A book like Tactics is critically important because Western culture is dominated by secularism, and all the messaging of the culture tells us that God is basically irrelevant to a well lived life. If there happens to be a God, it’s merely a personal thing. Religion, and specifically Christianity, has no right, according to the secularist, to make universal truth claims that apply to all of reality. Only the secularists can do that, which of course makes secularism a rival religion to Christianity. If Christianity is true, secularism is not; if secularism is true, Christianity is not. There is no neutral ground when it comes to ultimate explanations of reality. Aristotle and his law of non-contradiction are fact: A cannot be non-A in the same way at the same time. In other words, contradictory statements cannot both be true. Realty doesn’t play the “true for you, but not for me” game.

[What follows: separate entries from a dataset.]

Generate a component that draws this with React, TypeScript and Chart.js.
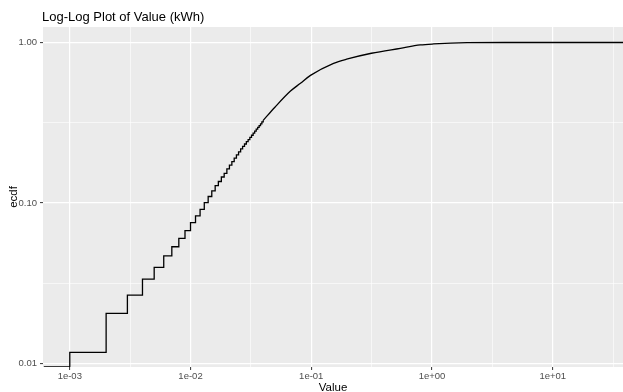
import React, { useEffect, useRef } from 'react';
import { Chart, registerables } from 'chart.js';

Chart.register(...registerables);

const titleText = 'Log-Log Plot of Value (kWh)';
const xTitle = 'Value';
const yTitle = 'ecdf';

const xMajorTicks = [1e-3, 1e-2, 1e-1, 1, 10];
const xTickLabels = ['1e-03', '1e-02', '1e-01', '1e+00', '1e+01'];
const xMinorTicks = [Math.pow(10, -2.5), Math.pow(10, -1.5), Math.pow(10, -0.5), Math.pow(10, 0.5), Math.pow(10, 1.5)];
const yMajorTicks = [0.01, 0.1, 1];
const yTickLabels = ['0.01', '0.10', '1.00'];
const yMinorTicks = [Math.pow(10, -1.5), Math.pow(10, -0.5)];

const xLimits = [Math.pow(10, -3.215), Math.pow(10, 1.582)];
const yLimits = [Math.pow(10, -2.023), Math.pow(10, 0.0966)];

// Staircase part of the ECDF (values in kWh, recorded at 0.001 resolution)
const stepValues = [
  0.001, 0.002, 0.003, 0.004, 0.005, 0.006, 0.007, 0.008, 0.009, 0.010,
  0.011, 0.012, 0.013, 0.014, 0.015, 0.016, 0.017, 0.018, 0.019, 0.020,
  0.021, 0.022, 0.023, 0.024, 0.025, 0.026, 0.027, 0.028, 0.029, 0.030,
  0.031, 0.032, 0.033, 0.034, 0.035, 0.036, 0.037, 0.038, 0.039, 0.040,
];
const stepEcdf = [
  0.0117, 0.0205, 0.0266, 0.0335, 0.0396, 0.0467, 0.0533, 0.0601, 0.0671, 0.0753,
  0.0829, 0.0912, 0.1004, 0.1096, 0.119, 0.128, 0.136, 0.145, 0.153, 0.163,
  0.172, 0.181, 0.19, 0.199, 0.208, 0.217, 0.225, 0.233, 0.241, 0.248,
  0.256, 0.264, 0.272, 0.28, 0.288, 0.296, 0.303, 0.311, 0.32, 0.327,
];

// Smooth upper part of the ECDF
const curveValues = [0.040, 0.050, 0.0673, 0.0814, 0.0985, 0.153, 0.2, 0.315, 0.547, 0.8, 1.03, 1.95, 4.0];
const curveEcdf = [0.327, 0.395, 0.498, 0.557, 0.624, 0.742, 0.79, 0.857, 0.92, 0.965, 0.979, 0.997, 1.0];

const FONT = '"Liberation Sans", Arial, Helvetica, sans-serif';

function buildTicks(major: number[], minor: number[]) {
  const all = [
    ...major.map((v) => ({ value: v, minor: false })),
    ...minor.map((v) => ({ value: v, minor: true })),
  ];
  all.sort((a, b) => a.value - b.value);
  return all;
}

function labelFor(value: number, major: number[], labels: string[]) {
  for (let i = 0; i < major.length; i++) {
    if (Math.abs(Math.log10(value) - Math.log10(major[i])) < 1e-6) return labels[i];
  }
  return '';
}

const decoPlugin = {
  id: 'deco',
  beforeDraw(chart: any) {
    const { ctx, chartArea: a } = chart;
    ctx.save();
    ctx.fillStyle = '#EBEBEB';
    ctx.fillRect(a.left, a.top, a.right - a.left, a.bottom - a.top);
    ctx.restore();
  },
  afterDraw(chart: any) {
    const { ctx, chartArea: a } = chart;
    ctx.save();
    ctx.fillStyle = '#000000';
    ctx.textBaseline = 'alphabetic';
    ctx.textAlign = 'left';
    ctx.font = `13px ${FONT}`;
    ctx.fillText(titleText, a.left - 1, 20.5);

    ctx.font = `11.5px ${FONT}`;
    ctx.textAlign = 'center';
    ctx.fillText(xTitle, (a.left + a.right) / 2, 391);

    ctx.translate(14, (a.top + a.bottom) / 2);
    ctx.rotate(-Math.PI / 2);
    ctx.textBaseline = 'middle';
    ctx.fillText(yTitle, 0, 0);
    ctx.restore();
  },
};

export default function App() {
  const ref = useRef<HTMLCanvasElement | null>(null);

  useEffect(() => {
    if (!ref.current) return;
    const stepData = [
      { x: xLimits[0], y: yLimits[0] },
      ...stepValues.map((v, i) => ({ x: v, y: stepEcdf[i] })),
    ];
    const curveData = [
      ...curveValues.map((v, i) => ({ x: v, y: curveEcdf[i] })),
      { x: xLimits[1], y: curveEcdf[curveEcdf.length - 1] },
    ];

    const gridCommon = {
      color: '#FFFFFF',
      lineWidth: (c: any) => (c.tick && c.tick.minor ? 0.6 : 1.2),
      tickColor: (c: any) => (c.tick && c.tick.minor ? 'rgba(0,0,0,0)' : '#333333'),
      tickLength: 3,
      tickWidth: 1,
      drawTicks: true,
    };

    const chart = new Chart(ref.current, {
      type: 'line',
      data: {
        datasets: [
          {
            data: stepData,
            stepped: 'before',
            borderColor: '#000000',
            borderWidth: 1.3,
            pointRadius: 0,
            fill: false,
          },
          {
            data: curveData,
            cubicInterpolationMode: 'monotone',
            borderColor: '#000000',
            borderWidth: 1.3,
            pointRadius: 0,
            fill: false,
          },
        ],
      },
      options: {
        animation: false,
        responsive: false,
        devicePixelRatio: 1,
        layout: { padding: { top: 27, left: 0, right: 0, bottom: 0 } },
        plugins: {
          legend: { display: false },
          tooltip: { enabled: false },
          title: { display: false },
        },
        scales: {
          x: {
            type: 'logarithmic',
            min: xLimits[0],
            max: xLimits[1],
            afterBuildTicks: (scale: any) => {
              scale.ticks = buildTicks(xMajorTicks, xMinorTicks);
            },
            afterFit: (scale: any) => {
              scale.height = 25;
            },
            grid: gridCommon,
            border: { display: false },
            ticks: {
              autoSkip: false,
              maxRotation: 0,
              minRotation: 0,
              padding: 1,
              color: '#4D4D4D',
              font: { family: FONT, size: 9.5 },
              callback: (value: any) => labelFor(Number(value), xMajorTicks, xTickLabels),
            },
          },
          y: {
            type: 'logarithmic',
            min: yLimits[0],
            max: yLimits[1],
            afterBuildTicks: (scale: any) => {
              scale.ticks = buildTicks(yMajorTicks, yMinorTicks);
            },
            afterFit: (scale: any) => {
              scale.width = 43;
            },
            grid: gridCommon,
            border: { display: false },
            ticks: {
              autoSkip: false,
              padding: 3,
              color: '#4D4D4D',
              font: { family: FONT, size: 9.5 },
              callback: (value: any) => labelFor(Number(value), yMajorTicks, yTickLabels),
            },
          },
        },
      },
      plugins: [decoPlugin],
    } as any);

    return () => chart.destroy();
  }, []);

  return (
    <div style={{ position: 'fixed', left: 0, top: 0, width: 623, height: 392, background: '#FFFFFF' }}>
      <canvas ref={ref} width={623} height={392} style={{ display: 'block' }} />
    </div>
  );
}
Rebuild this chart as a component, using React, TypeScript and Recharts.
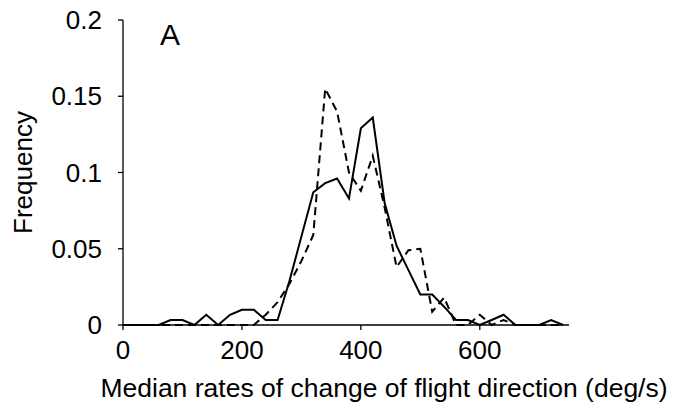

Christianity is exclusively the truth about the nature of reality, and everything counter to it is not true. When we start questioning the narrative that is counter to Christianity, this become glaringly obvious. In the first chapter he states what a strong position we are in:

As followers of Jesus, we have a tremendous strategic advantage. We are well positioned on the field, because our worldview holds up well under serious scrutiny, especially considering the alternatives.

The consideration of the alternative has become my favorite apologetic saying, because to every Christian truth claim there are, and have to be, alternatives. It’s silly to have to even say that, but secularism has so distorted people’s view of reality that they really think there is some neutral place where non-religion lives. In this Land of Oz, they can exist without having to make any decisions about metaphysical reality (that beyond the physical), about the big questions of existence. In any encounter about the true nature of things, including with ourselves, the question we need to ask is simple: Are the alternatives more compelling, persuasive, and plausible than Christianity? If you read this book, and I highly suggest you, and your children if you have them, do, you will learn that any of the alternatives to Christianity are, and I don’t know how else to say it, pathetically weak. That was the first thing I told my freshman college son when he finished reading it, and he heartily agreed. Tactics makes being a persuasive Christian parent easy!